J’ai aussi rencontré Reza qui adore venir à Habibi.works, c’est sa seconde famille. Il travaille dans l’usine de poulet le matin, puis il vient l’après-midi à Habibi pour animer un atelier. Il est très investi dans l’association. Les personnes du camp ont la possibilité de faire partie de l’équipe et d’animer des ateliers. Ils participent aussi au fonctionnement de l’association, aux réunions d’équipes, etc. Cela permet une intégration sociale, professionnelle, de motiver, d’avoir des objectifs, des projets !
Après tout cela, à 17h45, comme chaque jour c’est le même rituel : on met la musique forte ! C’est signe que les ateliers s’arrêtent et que tout le monde doit aider à ranger et faire le ménage.
Elodie n’a pas arrêté de l’après-midi et est encore dans l’action et fatiguée. Nous avons fermé l’association pour aujourd’hui et demain. Nous nous préparons pour partir à la mer pour y passer la soirée. Nous faisons nos sacs et prenons nos affaires pour dormir sur la plage (sac de couchage, matelas de yoga, pulls, serviette, couvertures…).
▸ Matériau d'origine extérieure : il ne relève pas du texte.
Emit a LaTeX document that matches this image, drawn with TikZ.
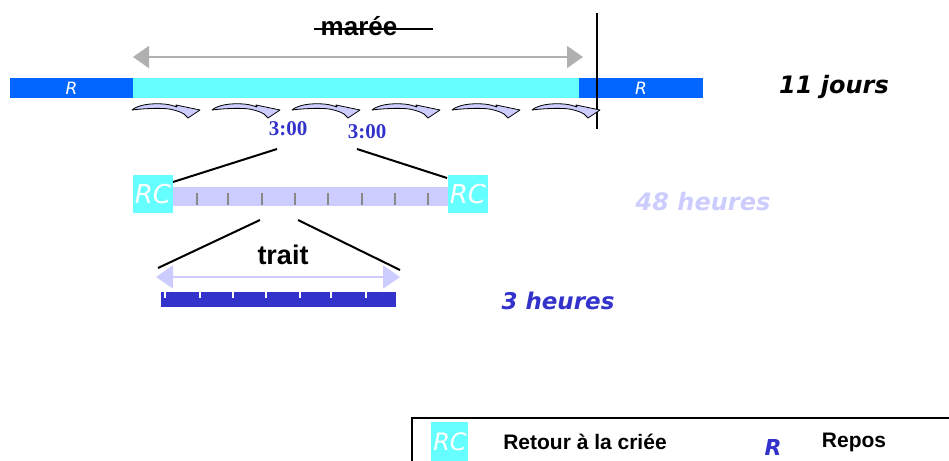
\documentclass[tikz,border=0pt]{standalone}
\usepackage{fontspec}
\setmainfont{Liberation Sans}
\newfontfamily\dvfont{DejaVu Sans}
\newfontfamily\serfont{Liberation Serif}
\usetikzlibrary{arrows.meta}
\definecolor{rblue}{HTML}{0066FF}
\definecolor{cyanb}{HTML}{66FFFF}
\definecolor{lav}{HTML}{CCCCFF}
\definecolor{dblue}{HTML}{3333CC}
\definecolor{arrgray}{HTML}{B0B0B0}
\definecolor{tickgray}{HTML}{888888}
\begin{document}
\begin{tikzpicture}[x=1pt,y=-1pt,
  bar/.style={rectangle,inner sep=0pt,outer sep=0pt,draw=none},
  rtext/.style={text=white,font=\dvfont\itshape\fontsize{17}{17}\selectfont},
  rctext/.style={text=white,font=\dvfont\itshape\fontsize{26}{26}\selectfont},
  bigital/.style={font=\dvfont\bfseries\itshape\fontsize{24}{24}\selectfont},
  boldlabel/.style={font=\bfseries\fontsize{#1}{#1}\selectfont},
  timelabel/.style={text=dblue,font=\serfont\bfseries\fontsize{21}{21}\selectfont},
  zoomline/.style={line width=2pt,black},
  grayarrow/.style={line width=2pt,arrgray,{Triangle[length=16pt,width=22pt]}-{Triangle[length=16pt,width=22pt]}},
  lavarrow/.style={line width=2pt,lav,{Triangle[length=17pt,width=23pt]}-{Triangle[length=17pt,width=23pt]}},
  curvarr/.pic={
    \filldraw[fill=lav,draw=black,line width=0.8pt,line join=round]
      (0,0) .. controls (6,-5) and (18,-7) .. (32,-6)
      .. controls (38,-5.5) and (42,-4) .. (45,-3)
      -- (44,-5) -- (68,0) -- (56,8) -- (52,4)
      .. controls (47,1) and (40,-1) .. (32,-1.5)
      .. controls (20,-2) and (8,-1) .. (0,0) -- cycle;
  }
]
\useasboundingbox (0,0) rectangle (949,460);
\clip (0,0) rectangle (949,460);

% title
\node[boldlabel=26,anchor=base] (maree) at (359,36) {marée};
\coordinate (strikeend) at (433,29);
\draw[line width=1.5pt] (maree.west |- strikeend) ++(-3,0) -- (strikeend);

% tide double arrow
\coordinate (mL) at (133,57);
\coordinate (mR) at (583,57);
\draw[grayarrow] (mL) -- (mR);

% top bar
\node[bar,fill=rblue,minimum width=123pt,minimum height=20pt,rtext] (rL) at (71.5,88) {R};
\node[bar,fill=cyanb,minimum width=446pt,minimum height=20pt] (tide) at (356,88) {};
\node[bar,fill=rblue,minimum width=124pt,minimum height=20pt,rtext] (rR) at (641,88) {R};
\node[bigital] (jours) at (834,87) {11 jours};

% vertical marker
\coordinate (v1) at (597,13);
\coordinate (v2) at (597,129);
\draw[line width=1.5pt] (v1) -- (v2);

% curved arrows (hauls)
\foreach \i in {0,...,5} {
  \pic at ({132+80*\i},110) {curvarr};
}

% times
\node[timelabel] (t1) at (288,129) {3:00};
\node[timelabel] (t2) at (367,132) {3:00};

% 48h bar
\node[bar,fill=cyanb,minimum width=40pt,minimum height=38pt,rctext] (rcL) at (153,194) {RC};
\node[bar,fill=lav,minimum width=275pt,minimum height=19pt] (bar48) at (310.5,196.5) {};
\node[bar,fill=cyanb,minimum width=40pt,minimum height=38pt,rctext] (rcR) at (468,194) {RC};
\foreach \x in {197,228,262,295,328,362,395,428} {
  \draw[tickgray,line width=1.6pt] (\x,193) -- (\x,205);
}
\node[font=\dvfont\bfseries\itshape\fontsize{24}{24}\selectfont,text=lav] (h48) at (703,202) {48 heures};

% zoom lines to 48h bar
\coordinate (z1) at (277,149);
\coordinate (z2) at (357,149);
\coordinate (za) at (173,182);
\coordinate (zb) at (447,178);
\draw[zoomline] (z1) -- (za);
\draw[zoomline] (z2) -- (zb);

% zoom lines to trait
\coordinate (z3) at (260,220);
\coordinate (z4) at (298,220);
\coordinate (tL) at (158,268);
\coordinate (tR) at (400,270);
\draw[zoomline] (z3) -- (tL);
\draw[zoomline] (z4) -- (tR);

\node[boldlabel=27] (trait) at (283,255) {trait};
\coordinate (aL) at (156,277);
\coordinate (aR) at (400,277);
\draw[lavarrow] (aL) -- (aR);

% 3h bar
\node[bar,fill=dblue,minimum width=235pt,minimum height=15pt] (bar3) at (278.5,299.5) {};
\foreach \x in {165,200,233,266,300,331,366} {
  \draw[white,line width=1.6pt] (\x,292) -- (\x,298);
}
\node[font=\dvfont\bfseries\itshape\fontsize{23}{23}\selectfont,text=dblue] (h3) at (558,301) {3 heures};

% legend
\draw[line width=1.5pt] (412,470) -- (412,418) -- (960,418);
\node[bar,fill=cyanb,minimum width=37pt,minimum height=40pt,anchor=north west] (legrc) at (431,422) {};
\node[text=white,font=\dvfont\itshape\fontsize{24}{24}\selectfont] (legrct) at (450,442) {RC};
\node[boldlabel=21] (legrctxt) at (585,442) {Retour à la criée};
\node[text=dblue,font=\dvfont\bfseries\itshape\fontsize{22}{22}\selectfont] (legr) at (773,447) {R};
\node[boldlabel=21] (legrtxt) at (854,442) {Repos};
\end{tikzpicture}
\end{document}
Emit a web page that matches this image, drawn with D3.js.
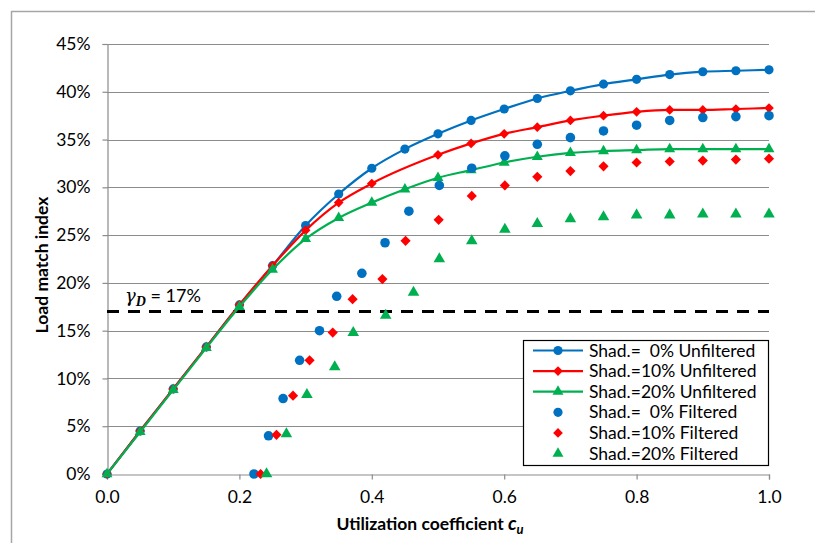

La route a duré 1h, nous sommes allés vers Igoumenitsa (là où je prendrai le bateau vendredi, après-demain !). C’était super la route, j’avais l’impression de partir en vacances ! L’équipe était super heureuse de pouvoir se retrouver, s’échapper un peu et décompresser.
En arrivant, vers 20h, le soleil se couchait, c’était magnifique. On s’est installées sur une plage paradisiaque pour la nuit. On a rassemblé du bois pour faire un feu et on s’est mis tout autour pour discuter, faire des jeux et manger. On s’est endormis sous les étoiles avec le feu qui crépite et le bruit des vagues. C’était magnifique. J’ai adoré cette soirée et cette nuit où je ressentais à la fois chaud dans mon duvet et le froid de l’extérieur sur mon visage. Dès que j’ouvrais les yeux, je voyais le spectacle immense des étoiles au-dessus de ma tête. C’est magique.